Coalition presses Baker to reduce prison population
Activists say higher COVID-19 rates warrant action
STATE HOUSE NEWS SERVICE
WARNING THAT PUBLIC HEALTH precautions are impossible with prisons and jails at their current population levels, a coalition of legal aid and community groups increased their calls Tuesday for the Baker administration to reduce incarceration and limit COVID-19 risks in correctional facilities.
Advocates have warned since the start of the outbreak that correctional facilities are vulnerable to the highly infectious disease because of frequent close contact, but public safety officials so far have not taken large-scale steps to release inmates in significant numbers.
The coalition, which includes groups ranging from the New England Innocence Project to the National Association of Social Workers’ Massachusetts chapter, unveiled new demands that the administration act, arguing Gov. Charlie Baker has broad clemency powers he could deploy while plaintiffs seek relief in the courts.
Under a Supreme Judicial Court ruling issued in April, pre-trial detainees charged with non-violent crimes can seek release during the coronavirus outbreak. A separate class action lawsuit seeking greater release is ongoing, and the court heard oral arguments last week.
As of Monday, 1,158 inmates had been released from state and county correctional facilities to comply with the order, according to a weekly report required as part of the court’s decision. Several facilities had no confirmed cases, and many were concentrated in a handful of locations including the Essex County jail and Bridgewater’s Massachusetts Treatment Center.

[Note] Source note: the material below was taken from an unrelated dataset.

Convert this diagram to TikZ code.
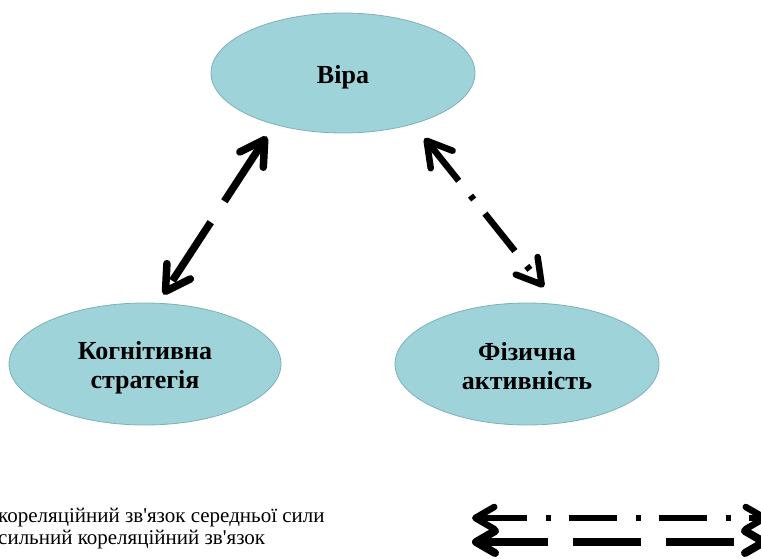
\documentclass[tikz,border=0pt]{standalone}
\usepackage{fontspec}
\setmainfont{Liberation Serif}
\newfontfamily\legendfont{Liberation Serif}[Ligatures=TeXOff]
\usetikzlibrary{shapes.geometric,arrows.meta}
\definecolor{bubblefill}{RGB}{157,211,217}
\definecolor{bubbleedge}{RGB}{128,176,184}
\tikzset{
  bigbarb/.tip={Straight Barb[length=24pt,width=28pt,round]},
  smallbarb/.tip={Straight Barb[length=19pt,width=22pt,round]},
  bubble/.style={ellipse, draw=bubbleedge, fill=bubblefill, line width=0.8pt, inner sep=0pt},
  bubbletext/.style={inner sep=0pt, align=center, font=\bfseries\fontsize{26}{29}\selectfont},
  strong/.style={line width=7.5pt, dash pattern=on 70pt off 25pt},
  moderate/.style={line width=6.5pt, dash pattern=on 48pt off 19pt on 5pt off 18pt},
  legendtext/.style={anchor=base west, inner sep=0pt, font=\legendfont\fontsize{21}{22}\selectfont}
}
\begin{document}
\begin{tikzpicture}[x=1pt,y=-1pt]
\useasboundingbox (0,0) rectangle (761,559);
\clip (0,0) rectangle (761,559);

% the three variables
\node[bubble, minimum width=264pt, minimum height=120pt] (vira) at (343,73) {};
\node[bubble, minimum width=272pt, minimum height=122pt] (kog) at (145,364) {};
\node[bubble, minimum width=264pt, minimum height=122pt] (fiz) at (527,364) {};
\node[bubbletext, yshift=-4pt] (viratext) at (vira.center) {Віра};
\node[bubbletext, yshift=-3.5pt] (kogtext) at (kog.center) {Когнітивна\\стратегія};
\node[bubbletext, yshift=-2pt] (fiztext) at (fiz.center) {Фізична\\активність};

% correlations
\draw[strong, bigbarb-bigbarb, shorten <=14pt, shorten >=10pt] (vira.217) -- (kog.78);
\draw[moderate, bigbarb-bigbarb, shorten <=18pt, shorten >=22pt] (vira.324) -- (fiz.63);

% legend
\coordinate (ma) at (472,518);
\coordinate (mb) at (768,518);
\coordinate (sa) at (472,542);
\coordinate (sb) at (768,542);
\draw[moderate, smallbarb-smallbarb] (ma) -- (mb);
\draw[strong, line width=8pt, dash pattern=on 68pt off 25pt, smallbarb-smallbarb] (sa) -- (sb);
\node[legendtext] (lg1) at (-2,522) {кореляційний зв'язок середньої сили};
\node[legendtext] (lg2) at (-2,544) {сильний кореляційний зв'язок};
\end{tikzpicture}
\end{document}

The same data show that 501 Massachusetts prisoners and 286 correctional facility staff have tested positive for COVID-19 since early April. Eight prisoners have died from the illness, according to a summary of the data published by Prisoners’ Legal Services of Massachusetts.
“The curve that we’re seeing outside prisons and jails is not the same as what we’re seeing inside,” Elizabeth Matos, the group’s director, said Tuesday. “It’s on its own trajectory, and it will continue to be that way until we apply the rules we’re seeing out here as much as possible to prisons and jails.”
Baker’s Department of Correction has described steps such as limiting movement in facilities, frequently disinfecting high-contact areas, and distributing masks to inmates. More than 2,800 inmates have been tested since early April.
“In the past month alone, the Parole Board has issued more than 350 release permits, the Department of Correction has tested more than 2,800 inmates for COVID-19, and more than 1,150 inmates have been released from state and county facilities under the SJC’s framework,” Executive Office of Public Safety and Security spokesman Jake Wark said in a statement. “State criminal justice agencies will continue to protect public health and public safety, review each case on its merits, and work with our partners and stakeholders as we confront this unprecedented global health crisis.”
Decarceration supporters argued Tuesday that the only strategy that will make a sufficient difference is to reduce jail and prison populations to a point where social distancing inside them is possible.
Citing work from the Prison Policy Initiative, advocates said governors in 15 other states have taken more concrete action to reduce inmate populations.
They published a 10-point plan for decarceration in Massachusetts, including steps such as granting parole to qualifying individuals who are within six months of their eligibility date, compelling hotel and motel owners or colleges to help house newly released inmates, and withdrawing warrants for minor parole infractions.
Advocates argued that, as governor, Baker could use clemency powers — a rare step for any state’s top executive — to release medically vulnerable inmates where public safety is not a concern.
“The governor has it in his power,” said Carlene Pavlos, executive director of the Massachusetts Public Health Association. “If not him, if not his administration, then who will act?”
Public safety and correction officials have faced questions about managing COVID-19 in prisons since the outbreak began.
Suffolk County District Attorney Rachael Rollins said early on in the state’s fight that she would work to identify vulnerable inmates held in custody who could be released. She later fought against Suffolk Superior Court Judge Christine Roach’s release of William Utley, who is held on second-degree murder charges but was allowed out on GPS monitoring because he is undergoing treatment for leukemia.
In a Sunday television appearance on “Keller at Large,” Rollins said precautions such as social distancing and frequent hygiene are “virtually impossible in some circumstances when you’re incarcerated.” However, she said she does not believe public health outweighs public safety in every instance.“Even though there could be a defendant that is violent or immunocompromised and if we send him or her to a carceral facility, they might be at a heightened risk to contract COVID-19, if they are too violent, forget about this global pandemic — to be in the community, I always have to look at public safety over public health. Period,” she said.
The Senate approved legislation Monday (S 2695) that requires DOC to report on COVID-19 outbreaks in correctional facilities.